As well as looking at the history of printing locally, the book documents the work that was done through the Print Works project and shares expertise about how to explore archives and local history in creative ways. The book is available to read online at Appletye’s website from today (12th July), and printed copies are being deposited in Margate Library’s local history collection, at the University of Kent, at Margate Museum and Marine Studios, Margate, and in local secondary schools. Copies will also be sent to museums and archives across the UK who focus on print and industrial heritage, to ensure the Isle of Thanet’s history is no longer forgotten.

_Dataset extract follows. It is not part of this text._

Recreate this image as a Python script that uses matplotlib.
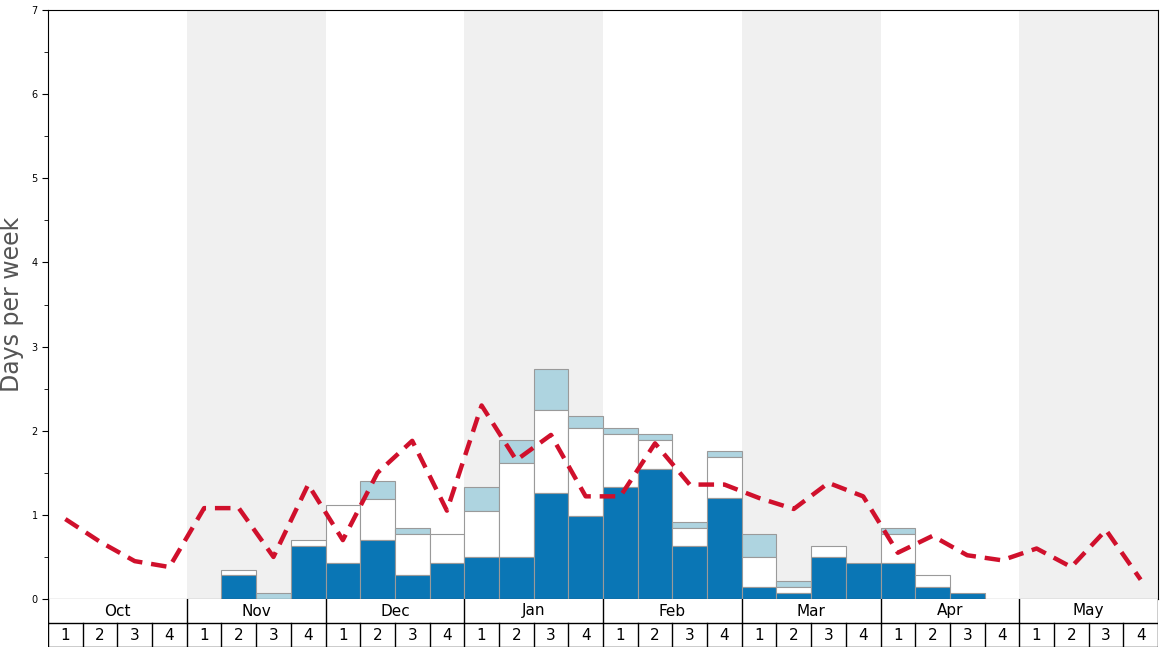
import matplotlib
matplotlib.use("Agg")
import matplotlib.pyplot as plt
from matplotlib.ticker import MultipleLocator

months = ["Oct", "Nov", "Dec", "Jan", "Feb", "Mar", "Apr", "May"]
week_labels = ["1", "2", "3", "4"]
dark = [0, 0, 0, 0, 0, 0.28, 0, 0.63, 0.43, 0.70, 0.28, 0.43, 0.50, 0.50, 1.26, 0.99,
        1.33, 1.55, 0.63, 1.20, 0.14, 0.07, 0.50, 0.43, 0.43, 0.14, 0.07, 0, 0, 0, 0, 0]
white_top = [0, 0, 0, 0, 0, 0.35, 0, 0.70, 1.12, 1.19, 0.77, 0.77, 1.05, 1.62, 2.25, 2.03,
             1.96, 1.89, 0.84, 1.69, 0.50, 0.14, 0.63, 0.43, 0.77, 0.28, 0.07, 0, 0, 0, 0, 0]
light_top = [0, 0, 0, 0, 0, 0.35, 0.07, 0.70, 1.12, 1.40, 0.84, 0.77, 1.33, 1.89, 2.73, 2.17,
             2.03, 1.96, 0.92, 1.76, 0.77, 0.21, 0.63, 0.43, 0.84, 0.28, 0.07, 0, 0, 0, 0, 0]
avg = [0.95, 0.68, 0.45, 0.38, 1.08, 1.08, 0.50, 1.36, 0.70, 1.50, 1.88, 1.05, 2.30, 1.65, 1.95, 1.22,
       1.22, 1.85, 1.36, 1.36, 1.20, 1.07, 1.38, 1.22, 0.55, 0.75, 0.52, 0.46, 0.60, 0.38, 0.82, 0.23]

W, H = 1168, 648
fig = plt.figure(figsize=(W/100, H/100), dpi=100)
ax = fig.add_axes([48/W, (H-599)/H, 1110/W, 589/H])
n = len(dark)
x = [i + 0.5 for i in range(n)]
for m in range(len(months)):
    if m % 2 == 1:
        ax.axvspan(m*4, m*4+4, color="#f0f0f0", zorder=0, lw=0)
ec = "#9a9a9a"
for i in range(n):
    if light_top[i] > white_top[i]:
        ax.bar(x[i], light_top[i]-white_top[i], bottom=white_top[i], width=1, color="#aed4e0", edgecolor=ec, lw=0.8, zorder=2)
    if white_top[i] > dark[i]:
        ax.bar(x[i], white_top[i]-dark[i], bottom=dark[i], width=1, color="white", edgecolor=ec, lw=0.8, zorder=2)
    if dark[i] > 0:
        ax.bar(x[i], dark[i], width=1, color="#0a76b5", edgecolor=ec, lw=0.8, zorder=2)
ax.plot(x, avg, color="#d0102c", lw=3.2, ls=(0, (3.5, 2)), zorder=3)
ax.set_xlim(0, n)
ax.set_ylim(0, 7)
ax.set_xticks([])
ax.yaxis.set_major_locator(MultipleLocator(1))
ax.yaxis.set_minor_locator(MultipleLocator(0.5))
ax.tick_params(axis="y", labelsize=7, length=4)
ax.tick_params(axis="y", which="minor", length=3)
ax.set_ylabel("Days per week", fontsize=17, color="#555555")
ax.yaxis.set_label_coords(-0.022, 0.5)

bx = fig.add_axes([48/W, 1/H, 1110/W, 48/H])
bx.set_xlim(0, n); bx.set_ylim(0, 2)
bx.set_xticks([]); bx.set_yticks([])
for s in bx.spines.values():
    s.set_visible(False)
bx.axhline(1, color="black", lw=1)
bx.axhline(0, color="black", lw=1)
for m, name in enumerate(months):
    bx.plot([m*4, m*4], [1, 2], color="black", lw=1)
    bx.text(m*4+2, 1.5, name, ha="center", va="center", fontsize=11)
for i in range(n + 1):
    bx.plot([i, i], [0, 1], color="black", lw=1)
for i in range(n):
    bx.text(i+0.5, 0.5, week_labels[i % 4], ha="center", va="center", fontsize=11)
bx.plot([n, n], [1, 2], color="black", lw=1)
fig.savefig("out.png", dpi=100)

“As we uncovered the incredible personal stories of people who worked in the print, we worked with ideas of memory, attachment, and loss,” says Appletye’s Lorna Dallas Conte, “and when we started in May 2019, we had no idea how much extra resonance those themes would have by the time we finished.”
“The use of effective design helps make archives, and arts and heritage projects like Print in Thanet, more accessible to a wider range of audiences,” says book designer Graeme Campbell of Graeme Campbell Design.
“This industry wasn’t just important to the skilled workers at firms like Thanet Press and Martell Press,” says project manager Dawn Cole, “but to their families. It’s great to see all their stories recognised and recorded now, and to think that the people who worked in this important industry are no longer forgotten.”